Als Immobilieninteressent müssen Sie nicht fürchten, dass Sie bereits nach der Kontaktaufnahme mit einem Makler aufgrund eines Immobilieninserats Maklercourtage zahlen müssen. Die Provision wird erst fällig, wenn der Makler seine im Vertrag definierte Dienstleistung erfüllt hat. Das Gleiche gilt, wenn Sie kein Interesse an einer besichtigten Immobilie haben – Sie sind ihm keine Courtage schuldig und müssen auch den Maklervertrag nicht widerrufen. Gleichwohl wäre es natürlich nett und freundlich, den Makler über Ihr Nicht-Interesse zu informieren.
Möchten Sie hingegen, dass der Makler möglichst zügig mit seiner Arbeit beginnt – also bevor die 14 Tage Widerrufsfrist abgelaufen sind – so müssen Sie schriftlich erklären, dass Sie das damit verbundene Erlöschen Ihres Widerrufsrechts ausdrücklich akzeptieren.

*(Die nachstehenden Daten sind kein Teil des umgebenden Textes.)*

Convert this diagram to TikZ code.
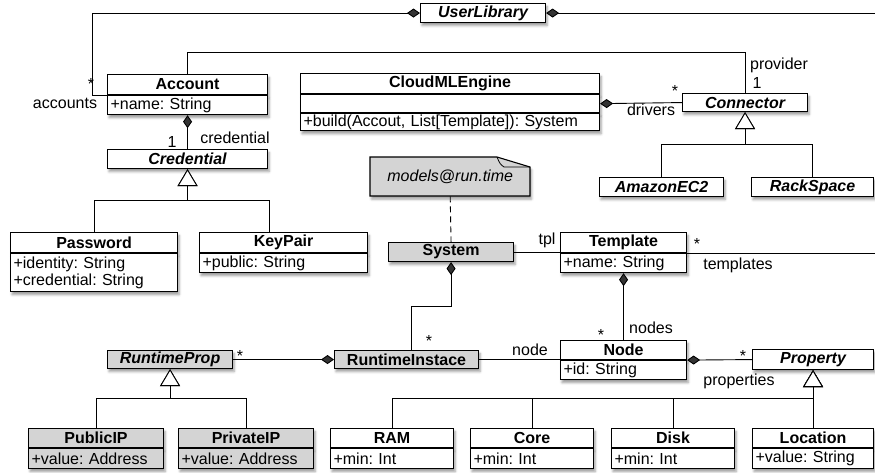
\documentclass[tikz,border=0pt]{standalone}
\usepackage{fontspec}
\setmainfont{Liberation Sans}
\usetikzlibrary{arrows.meta,shadows.blur,positioning}

\newcommand\umlsize{\fontsize{16}{17}\selectfont\frenchspacing}

\tikzset{
  softshadow/.style={blur shadow={shadow xshift=1.5pt, shadow yshift=-3pt, shadow blur radius=2.5pt, shadow opacity=40}},
  umlbox/.style={draw, fill=white, line width=1.1pt, anchor=north west, inner xsep=3pt, inner ysep=0pt, softshadow},
  head/.style={umlbox, font=\umlsize\bfseries, minimum height=20pt},
  abstr/.style={umlbox, font=\umlsize\bfseries\itshape, minimum height=19pt},
  attr/.style={umlbox, font=\umlsize, align=left, minimum height=19pt},
  runtime/.style={fill=black!17},
  lbl/.style={font=\umlsize, inner sep=1pt},
  assoc/.style={line width=0.9pt},
  comp/.style={{Diamond[length=13pt,width=9pt]}-},
  inherit/.style={-{Triangle[open,fill=white,length=17pt,width=20pt]}},
}

\begin{document}
\begin{tikzpicture}[x=1pt,y=-1pt]
\useasboundingbox (0,0) rectangle (875,472);
\coordinate (rim) at (875,0);

% accounts and credentials
\node[abstr, minimum width=125pt] (ulib) at (420,3) {UserLibrary};
\node[head, minimum width=160pt] (acc) at (107,74) {Account};
\node[attr, text width=154pt] (accb) at (acc.south west) {+name: String};
\node[abstr, minimum width=160pt] (cred) at (107,149) {Credential};
\node[head, minimum width=167pt] (pwd) at (10,232) {Password};
\node[attr, text width=161pt, minimum height=38pt] (pwdb) at (pwd.south west) {+identity: String\\+credential: String};
\node[head, minimum width=168pt] (kp) at (199,232) {KeyPair};
\node[attr, text width=162pt] (kpb) at (kp.south west) {+public: String};

% engine and connectors
\node[head, minimum width=299pt] (eng) at (300,73) {CloudMLEngine};
\node[attr, text width=293pt, minimum height=18pt] (engf) at (eng.south west) {};
\node[attr, text width=293pt, minimum height=17pt] (engm) at (engf.south west) {+build(Accout, List[Template]): System};
\node[abstr, minimum width=125pt, minimum height=18pt] (conn) at (682,93) {Connector};
\node[abstr, minimum width=124pt] (ec2) at (599,177) {AmazonEC2};
\node[abstr, minimum width=122pt] (rack) at (751,177) {RackSpace};

% note
\path[fill=black!17, draw, line width=1.1pt, softshadow] (370,157) -- (497,157) -- (530,167) -- (530,196) -- (370,196) -- cycle;
\draw[line width=0.8pt] (497,157) .. controls (500,164) .. (504,167) -- (530,167);
\node[minimum width=160pt, minimum height=39pt, font=\umlsize\itshape, anchor=north west, inner sep=0pt] (note) at (370,157) {models@run.time};

% runtime model
\node[head, runtime, minimum width=125pt, minimum height=19pt] (sys) at (388,242) {System};
\node[head, minimum width=126pt] (tpl) at (560,232) {Template};
\node[attr, text width=120pt] (tplb) at (tpl.south west) {+name: String};
\node[head, minimum width=126pt, minimum height=19pt] (nd) at (560,340) {Node};
\node[attr, text width=120pt] (ndb) at (nd.south west) {+id: String};
\node[abstr, minimum width=121pt, minimum height=20pt] (prop) at (752,349) {Property};
\node[head, runtime, minimum width=144pt, minimum height=18pt] (rin) at (334,350) {RuntimeInstace};
\node[abstr, runtime, minimum width=125pt, minimum height=18pt] (rprop) at (107,350) {RuntimeProp};

% leaves
\node[head, runtime, minimum width=135pt, minimum height=19pt] (pub) at (28,428) {PublicIP};
\node[attr, runtime, text width=129pt, minimum height=20pt] (pubb) at (pub.south west) {+value: Address};
\node[head, runtime, minimum width=135pt, minimum height=19pt] (priv) at (178,428) {PrivateIP};
\node[attr, runtime, text width=129pt, minimum height=20pt] (privb) at (priv.south west) {+value: Address};
\node[head, minimum width=123pt, minimum height=19pt] (ram) at (330,428) {RAM};
\node[attr, text width=117pt, minimum height=20pt] (ramb) at (ram.south west) {+min: Int};
\node[head, minimum width=123pt, minimum height=19pt] (core) at (470,428) {Core};
\node[attr, text width=117pt, minimum height=20pt] (coreb) at (core.south west) {+min: Int};
\node[head, minimum width=123pt, minimum height=19pt] (disk) at (611,428) {Disk};
\node[attr, text width=117pt, minimum height=20pt] (diskb) at (disk.south west) {+min: Int};
\node[head, minimum width=121pt, minimum height=19pt] (loc) at (752,428) {Location};
\node[attr, text width=115pt, minimum height=20pt] (locb) at (loc.south west) {+value: String};

% connectors
\draw[assoc, comp] (ulib.west) -| ([xshift=-15pt]acc.south west) -- (acc.south west);
\draw[assoc, comp] (ulib.east) -- (ulib.east -| rim);
\draw[assoc] (acc.north) -- ++(0,-22) -| (conn.north);
\draw[assoc, comp] (engf.east) -- (conn.west);
\draw[assoc, comp] (accb.south) -- (cred.north);
\draw[assoc, inherit] (pwd.north) -- ++(0,-32) -| (cred.south);
\draw[assoc, inherit] ([xshift=-14pt]kp.north) -- ++(0,-32) -| (cred.south);
\draw[assoc, inherit] (ec2.north) -- ++(0,-33) -| (conn.south);
\draw[assoc, inherit] (rack.north) -- ++(0,-33) -| (conn.south);
\draw[assoc, dash pattern=on 6pt off 4pt] (note.south) -- (sys.north);
\draw[assoc] (sys.east) -- (sys.east -| tpl.south west);
\draw[assoc] (tpl.south east) -- (tpl.south east -| rim);
\draw[assoc, comp] (tplb.south) -- (nd.north);
\draw[assoc, comp] (sys.south) -- ++(0,44) -| ([xshift=5pt]rin.north);
\draw[assoc] (rin.east) -- (rin.east -| nd.south west);
\draw[assoc, comp] (rin.west) -- (rprop.east);
\draw[assoc, inherit] (pub.north) -- ++(0,-30) -| (rprop.south);
\draw[assoc, inherit] (priv.north) -- ++(0,-30) -| (rprop.south);
\draw[assoc, comp] (nd.south east) -- (prop.west);
\draw[assoc, inherit] (ram.north) -- ++(0,-30) -| (prop.south);
\draw[assoc, inherit] (core.north) -- ++(0,-30) -| (prop.south);
\draw[assoc, inherit] (disk.north) -- ++(0,-30) -| (prop.south);
\draw[assoc, inherit] (loc.north) -- (prop.south);

% role names and multiplicities
\node[lbl] (m1) at (91,84) {*};
\node[lbl] (r1) at (65,103) {accounts};
\node[lbl] (r2) at (779,65) {provider};
\node[lbl] (m2) at (757,83) {1};
\node[lbl] (m3) at (675,91) {*};
\node[lbl] (r3) at (651,110) {drivers};
\node[lbl] (m4) at (172,142) {1};
\node[lbl] (r4) at (235,138) {credential};
\node[lbl] (r5) at (547,240) {tpl};
\node[lbl] (m5) at (697,244) {*};
\node[lbl] (r6) at (738,265) {templates};
\node[lbl] (r7) at (651,328) {nodes};
\node[lbl] (m6) at (601,335) {*};
\node[lbl] (m7) at (429,341) {*};
\node[lbl] (r8) at (530,350) {node};
\node[lbl] (m8) at (240,356) {*};
\node[lbl] (m9) at (743,356) {*};
\node[lbl] (r9) at (739,381) {properties};
\end{tikzpicture}
\end{document}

Keine Möglichkeit des Widerrufs gibt es schließlich auch in den eher seltenen Fällen, in denen der Makler einen erfolgreichen Vertragsabschluss innerhalb der 2-Wochen-Frist bewerkstelligt: Sie können dann nicht mehr vom Vertrag zurücktreten, um möglicherweise die Provision zu sparen.
Ein fristgemäßer, schriftlicher Widerruf löst den Maklervertrag auf – Gründe dafür müssen Sie nicht benennen. Provisionszahlungen werden nicht fällig. Kommt hingegen später – durch die Vorarbeit des Maklers – dennoch ein Kaufvertrag zustande, so kann der Makler von Ihnen einen Wertersatz bis zur Höhe der ursprünglich vereinbarten Provision verlangen.
FAQs
1. Muss ich einen Widerruf begründen?
Nein. Grundsätzlich müssen Sie keine Gründe nennen, warum Sie einen Vertrag widerrufen möchten. Es reicht das Einhalten der Frist und die schriftliche Form.
2.Was passiert, wenn der Makler mir keine Widerrufsbelehrung schickt?
Versäumt der Makler die gesetzlich vorgeschriebene Belehrung, so verlängert sich Ihr Widerrufsrecht automatisch auf 12 Monate und 14 Tage. Vermittelt der Makler innerhalb dieser langen Zeit erfolgreich die gewünschte Immobilie, so können Sie den Vertrag prinzipiell trotzdem widerrufen – mit der Konsequenz, dass der Makler seinen Provisionsanspruch verliert.
3. Kann ein Makler verlangen, dass ich auf mein Widerrufsrecht verzichte?
Nein. Aber – es folgt eine juristische Finesse: Er kann sich von Ihnen unterschreiben lassen, dass Sie das „Erlöschen“ Ihres Widerrufsrechts akzeptieren – beispielsweise, wenn er bereits in der Widerrufsfrist für Sie tätig werden soll.
4. Ist ein Widerruf nötig, wenn ich kein Interesse an der Immobilie habe?
Nein. Wenn Ihnen die angebotene Immobilie nach der Besichtigung nicht gefällt, müssen Sie von Rechtswegen nichts unternehmen. Der Fairness halber, sollten Sie dem Makler gleichwohl Bescheid geben.